**Records to process**
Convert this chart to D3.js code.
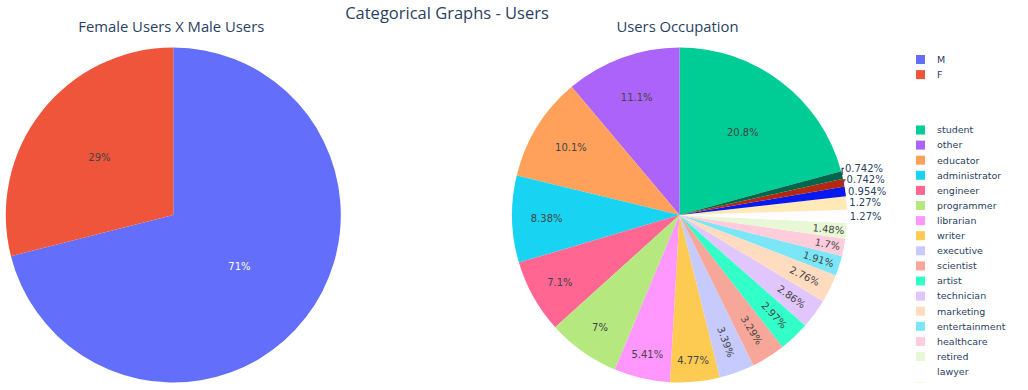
<!DOCTYPE html>
<html><head><meta charset="utf-8">
<script src="https://cdn.jsdelivr.net/npm/d3@7"></script>
<style>body{margin:0;background:#fff} svg{display:block}</style>
</head><body>
<svg id="c" width="1028" height="390"></svg>
<script>
// ---- data ----
const genderLabels = ["M", "F"];
const genderCounts = [670, 273];
const occLabels = ["student","other","educator","administrator","engineer","programmer","librarian","writer","executive","scientist","artist","technician","marketing","entertainment","healthcare","retired","lawyer","salesman","none","homemaker","doctor"];
const occCounts = [196,105,95,79,67,66,51,45,32,31,28,27,26,18,16,14,12,12,9,7,7];
const baseColorway = ["#636efa","#EF553B","#00cc96","#ab63fa","#FFA15A","#19d3f3","#FF6692","#B6E880","#FF97FF","#FECB52"];
const mainTitle = "Categorical Graphs - Users";
const subTitles = ["Female Users X Male Users", "Users Occupation"];

// ---- styles ----
const TITLE_COLOR = "#2a3f5f";
const SLICE_FONT = "DejaVu Sans";
const SLICE_SIZE = 10;
const TITLE_FONT = "'Open Sans', sans-serif";

// extended colorway (base, lighter, darker)
const extColors = baseColorway.slice();
baseColorway.forEach(c => { const h = d3.hsl(c); h.l = Math.min(1, h.l + 0.2); extColors.push(h.formatHex()); });
baseColorway.forEach(c => { const h = d3.hsl(c); h.l = Math.max(0, h.l - 0.2); extColors.push(h.formatHex()); });
const allLabels = genderLabels.concat(occLabels);
const colorScale = d3.scaleOrdinal().domain(allLabels).range(extColors);

const svg = d3.select("#c");
const fmt = d3.format(".3~g");

function isLight(c) {
  const r = d3.rgb(c);
  return (r.r * 299 + r.g * 587 + r.b * 114) / 1000 >= 128;
}

function calcMaxHalfSize(a, halfAngle, r, ring) {
  const q = a + 1 / (2 * Math.tan(halfAngle));
  return r * Math.min(1 / (Math.sqrt(q * q + 0.5) + q), ring / (Math.sqrt(a * a + ring / 2) + a));
}
function calcRCenter(a, b) { return Math.cos(b) - a * b; }
function calcRotate(t) { return (180 / Math.PI * t + 720) % 180 - 90; }

function drawPie(labels, counts, cx, cy, r) {
  const total = d3.sum(counts);
  const a0 = 2 * Math.PI * counts[0] / total;
  const arcs = d3.pie().sort(null).startAngle(a0).endAngle(a0 - 2 * Math.PI)(counts);
  const arcGen = d3.arc().innerRadius(0).outerRadius(r);
  const g = svg.append("g").attr("transform", `translate(${cx},${cy})`);
  g.selectAll("path.slice").data(arcs).join("path")
    .attr("class", "slice")
    .attr("d", arcGen)
    .attr("fill", (d, i) => colorScale(labels[i]));

  const textPad = 3;
  const outside = [];
  arcs.forEach((d, i) => {
    const v = counts[i];
    const txt = fmt(100 * v / total) + "%";
    const col = colorScale(labels[i]);
    const t = g.append("text")
      .attr("font-family", SLICE_FONT).attr("font-size", SLICE_SIZE)
      .attr("text-anchor", "middle").attr("dy", "0.35em")
      .text(txt);
    const bb = t.node().getBBox();
    const w = bb.width, h = bb.height;
    const mid = (d.startAngle + d.endAngle) / 2;
    const half = Math.PI * Math.min(v / total, 0.5);
    const rIns = v === total ? 1 : Math.min(1 / (1 + 1 / Math.sin(half)), 0.5);
    let tr = null;
    const diag = Math.sqrt(w * w + h * h);
    const hor = { scale: rIns * r * 2 / diag, rCenter: 1 - rIns, rotate: 0 };
    if (hor.scale >= 1) tr = hor;
    else {
      const rr = Math.max(0, r - 2 * textPad);
      const all = [hor];
      let a = w / h, s = calcMaxHalfSize(a, half, rr, 1);
      all.push({ scale: s * 2 / h, rCenter: calcRCenter(a, s / rr), rotate: calcRotate(mid) });
      a = h / w; s = calcMaxHalfSize(a, half, rr, 1);
      all.push({ scale: s * 2 / w, rCenter: calcRCenter(a, s / rr), rotate: calcRotate(mid + Math.PI / 2) });
      let best = all[0];
      all.forEach(x => { if (x.scale > best.scale) best = x; });
      if (best.scale >= 1) tr = best;
    }
    const px = r * Math.sin(mid), py = -r * Math.cos(mid);
    if (tr) {
      const tx = px * tr.rCenter, ty = py * tr.rCenter;
      t.attr("fill", isLight(col) ? "#444" : "#ffffff")
        .attr("transform", `translate(${tx},${ty}) rotate(${tr.rotate})`);
    } else {
      let dx = w / 2, dy = h / 2;
      if (px < 0) dx = -dx;
      if (py < 0) dy = -dy;
      const ox = dx + Math.abs(dy) * (dx > 0 ? 1 : -1) / 2;
      const oy = dy / (1 + px * px / (py * py));
      outside.push({ t, px, py, x: px + ox, y: py + oy, y0: py + oy, w, h });
    }
  });
  // scoot outside labels away from the horizontal midline within each quadrant
  const quads = d3.group(outside, o => (o.px >= 0 ? "R" : "L") + (o.py < 0 ? "T" : "B"));
  quads.forEach((list, key) => {
    const top = key[1] === "T";
    list.sort((a, b) => Math.abs(a.y) - Math.abs(b.y));
    for (let k = 1; k < list.length; k++) {
      const prev = list[k - 1], cur = list[k];
      const H = (prev.h + cur.h) / 2 + 0.4;
      if (top) cur.y = Math.min(cur.y, prev.y - H);
      else cur.y = Math.max(cur.y, prev.y + H);
    }
  });
  outside.forEach(o => {
    o.t.attr("fill", TITLE_COLOR).attr("transform", `translate(${o.x},${o.y})`);
    if (Math.abs(o.y - o.y0) > 0.01) {
      const edge = o.x + (o.px >= 0 ? -o.w / 2 - 1 : o.w / 2 + 1);
      g.append("path")
        .attr("d", `M${o.px},${o.py}V${o.y}H${edge}`)
        .attr("fill", "none").attr("stroke", TITLE_COLOR).attr("stroke-width", 1.2);
    }
  });
}

const R = 167.5;
drawPie(genderLabels, genderCounts, 173.3, 215, R);
drawPie(occLabels, occCounts, 679.5, 215, R);

// titles
svg.append("text").attr("x", 447).attr("y", 18.5).attr("text-anchor", "middle")
  .attr("font-family", TITLE_FONT).attr("font-size", 16.5).attr("fill", TITLE_COLOR).text(mainTitle);
[173.3, 679.5].forEach((x, i) => {
  svg.append("text").attr("x", x - 2).attr("y", 32.3).attr("text-anchor", "middle")
    .attr("font-family", TITLE_FONT).attr("font-size", 14.8).attr("fill", TITLE_COLOR).text(subTitles[i]);
});

// legend (scroll box clipped at the bottom, like the original)
const LEGEND_BOTTOM = 382.6;
svg.append("clipPath").attr("id", "legclip")
  .append("rect").attr("x", 900).attr("y", 0).attr("width", 128).attr("height", LEGEND_BOTTOM);
const legendItems = [];
genderLabels.forEach((l, i) => legendItems.push({ l, y: 59.5 + i * 15.1 }));
occLabels.forEach((l, i) => legendItems.push({ l, y: 130 + i * 15.1 }));
const lg = svg.append("g").attr("clip-path", "url(#legclip)");
legendItems.filter(it => it.y - 4.5 < LEGEND_BOTTOM).forEach(it => {
  lg.append("rect").attr("x", 916).attr("y", it.y - 4.5).attr("width", 9).attr("height", 9)
    .attr("fill", colorScale(it.l));
  if (it.y + 6 < LEGEND_BOTTOM) {
    lg.append("text").attr("x", 937).attr("y", it.y).attr("dy", "0.35em")
      .attr("font-family", SLICE_FONT).attr("font-size", 9.5).attr("fill", TITLE_COLOR).text(it.l);
  }
});
</script>
</body></html>
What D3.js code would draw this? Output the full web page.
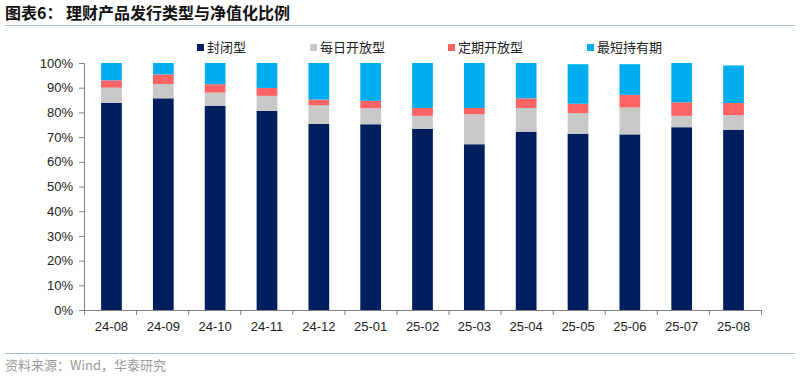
<!DOCTYPE html>
<html>
<head>
<meta charset="utf-8">
<script src="https://cdn.jsdelivr.net/npm/d3@7"></script>
<style>
  body { margin: 0; background: #fff; }
  text { font-family: "Liberation Sans", Arial, sans-serif; }
  .cjk { font-family: "Noto Sans CJK SC", sans-serif; }
</style>
</head>
<body>
<div id="chart"></div>
<script>
// months
var months = ["24-08", "24-09", "24-10", "24-11", "24-12", "25-01", "25-02",
              "25-03", "25-04", "25-05", "25-06", "25-07", "25-08"];
// shares in %
var closedType   = [83.9, 85.7, 82.7, 80.6, 75.3, 75.2, 73.3, 67.1, 72.2, 71.4, 71.1, 74.0, 73.0];
var dailyOpen    = [6.1, 5.8, 5.3, 6.1, 7.6, 6.5, 5.3, 12.1, 9.6, 8.3, 10.9, 4.6, 5.9];
var periodicOpen = [3.0, 3.9, 3.4, 3.2, 2.3, 3.0, 3.2, 2.6, 3.9, 3.8, 5.1, 5.5, 4.9];
var minHolding   = [7.0, 4.6, 8.6, 10.1, 14.8, 15.3, 18.2, 18.2, 14.3, 16.0, 12.4, 15.9, 15.2];
var seriesNames  = ["封闭型", "每日开放型", "定期开放型", "最短持有期"];
var yTicks = [0, 10, 20, 30, 40, 50, 60, 70, 80, 90, 100];

var width = 800, height = 378;
var margin = { left: 84, top: 63, right: 39, bottom: 68 };
var colors = ["#001F5F", "#C9C9C9", "#FF6464", "#00AEEF"];

var svg = d3.select("#chart").append("svg")
    .attr("width", width)
    .attr("height", height);

// title + rules
svg.append("text").attr("class", "cjk")
    .attr("x", 5).attr("y", 19)
    .style("font-size", "16px").style("font-weight", "bold").style("fill", "#111")
    .text("图表6：  理财产品发行类型与净值化比例");
svg.append("line").attr("x1", 5).attr("x2", 795).attr("y1", 25.5).attr("y2", 25.5)
    .attr("stroke", "#A9BCD0").attr("stroke-width", 1.2);
svg.append("line").attr("x1", 5).attr("x2", 795).attr("y1", 353.5).attr("y2", 353.5)
    .attr("stroke", "#A9BCD0").attr("stroke-width", 1);
svg.append("text").attr("class", "cjk")
    .attr("x", 5).attr("y", 370)
    .style("font-size", "13px").style("fill", "#9A9A9A")
    .text("资料来源：Wind，华泰研究");

var plotW = width - margin.left - margin.right;
var plotH = height - margin.top - margin.bottom;
var g = svg.append("g").attr("transform", `translate(${margin.left},${margin.top})`);

var x = d3.scaleBand().domain(months).range([0, plotW]).paddingInner(0.6).paddingOuter(0.33);
var xEdge = d3.scaleLinear().domain([0, months.length]).range([0, plotW]);
var y = d3.scaleLinear().domain([0, 100]).range([plotH, 0]);

// stack the data
var rows = months.map(function (m, i) {
    return { month: m, s0: closedType[i], s1: dailyOpen[i], s2: periodicOpen[i], s3: minHolding[i] };
});
var stack = d3.stack().keys(["s0", "s1", "s2", "s3"])(rows);

g.selectAll(".layer")
    .data(stack)
    .join("g")
    .attr("class", "layer")
    .attr("fill", (d, i) => colors[i])
    .selectAll("rect")
    .data(d => d)
    .join("rect")
    .attr("x", d => x(d.data.month))
    .attr("y", d => y(d[1]))
    .attr("width", x.bandwidth())
    .attr("height", d => y(d[0]) - y(d[1]));

// y axis
var yAxis = g.append("g")
    .call(d3.axisLeft(y).tickValues(yTicks).tickFormat(d => d + "%").tickSizeOuter(0).tickSize(5));
yAxis.select(".domain").attr("stroke", "#808080");
yAxis.selectAll(".tick line").attr("stroke", "#808080");
yAxis.selectAll(".tick text").attr("x", -11).style("font-size", "13px").style("fill", "#222")
    .style("font-family", "Liberation Sans, Arial, sans-serif");

// x axis: ticks on category edges, labels centered
var xTicks = g.append("g")
    .attr("transform", `translate(0,${plotH})`)
    .call(d3.axisBottom(xEdge).tickValues(d3.range(months.length + 1)).tickFormat("").tickSize(5).tickSizeOuter(0));
xTicks.select(".domain").attr("stroke", "#808080");
xTicks.selectAll(".tick line").attr("stroke", "#808080");

var xLabels = g.append("g")
    .attr("transform", `translate(0,${plotH})`)
    .call(d3.axisBottom(x).tickSize(0));
xLabels.select(".domain").remove();
xLabels.selectAll(".tick text").attr("y", 12).style("font-size", "13px").style("fill", "#222")
    .style("font-family", "Liberation Sans, Arial, sans-serif");

// legend
var legendX = [197, 310, 448, 587];
var legend = svg.append("g").selectAll("g")
    .data(seriesNames)
    .join("g")
    .attr("transform", (d, i) => `translate(${legendX[i]},44)`);
legend.append("rect").attr("width", 7).attr("height", 7).attr("fill", (d, i) => colors[i]);
legend.append("text").attr("class", "cjk")
    .attr("x", 10).attr("y", 8)
    .style("font-size", "13px").style("fill", "#222")
    .text(d => d);
</script>
</body>
</html>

**What you should do**
Begin with the first line of the entries above and write out each line exactly, ending with the line containing "return (180 /". Leave out pictures.

**Answer to this exercise**
Convert this chart to D3.js code.
<!DOCTYPE html>
<html><head><meta charset="utf-8">
<script src="https://cdn.jsdelivr.net/npm/d3@7"></script>
<style>body{margin:0;background:#fff} svg{display:block}</style>
</head><body>
<svg id="c" width="1028" height="390"></svg>
<script>
// ---- data ----
const genderLabels = ["M", "F"];
const genderCounts = [670, 273];
const occLabels = ["student","other","educator","administrator","engineer","programmer","librarian","writer","executive","scientist","artist","technician","marketing","entertainment","healthcare","retired","lawyer","salesman","none","homemaker","doctor"];
const occCounts = [196,105,95,79,67,66,51,45,32,31,28,27,26,18,16,14,12,12,9,7,7];
const baseColorway = ["#636efa","#EF553B","#00cc96","#ab63fa","#FFA15A","#19d3f3","#FF6692","#B6E880","#FF97FF","#FECB52"];
const mainTitle = "Categorical Graphs - Users";
const subTitles = ["Female Users X Male Users", "Users Occupation"];

// ---- styles ----
const TITLE_COLOR = "#2a3f5f";
const SLICE_FONT = "DejaVu Sans";
const SLICE_SIZE = 10;
const TITLE_FONT = "'Open Sans', sans-serif";

// extended colorway (base, lighter, darker)
const extColors = baseColorway.slice();
baseColorway.forEach(c => { const h = d3.hsl(c); h.l = Math.min(1, h.l + 0.2); extColors.push(h.formatHex()); });
baseColorway.forEach(c => { const h = d3.hsl(c); h.l = Math.max(0, h.l - 0.2); extColors.push(h.formatHex()); });
const allLabels = genderLabels.concat(occLabels);
const colorScale = d3.scaleOrdinal().domain(allLabels).range(extColors);

const svg = d3.select("#c");
const fmt = d3.format(".3~g");

function isLight(c) {
  const r = d3.rgb(c);
  return (r.r * 299 + r.g * 587 + r.b * 114) / 1000 >= 128;
}

function calcMaxHalfSize(a, halfAngle, r, ring) {
  const q = a + 1 / (2 * Math.tan(halfAngle));
  return r * Math.min(1 / (Math.sqrt(q * q + 0.5) + q), ring / (Math.sqrt(a * a + ring / 2) + a));
}
function calcRCenter(a, b) { return Math.cos(b) - a * b; }
function calcRotate(t) { return (180 / Math.PI * t + 720) % 180 - 90; }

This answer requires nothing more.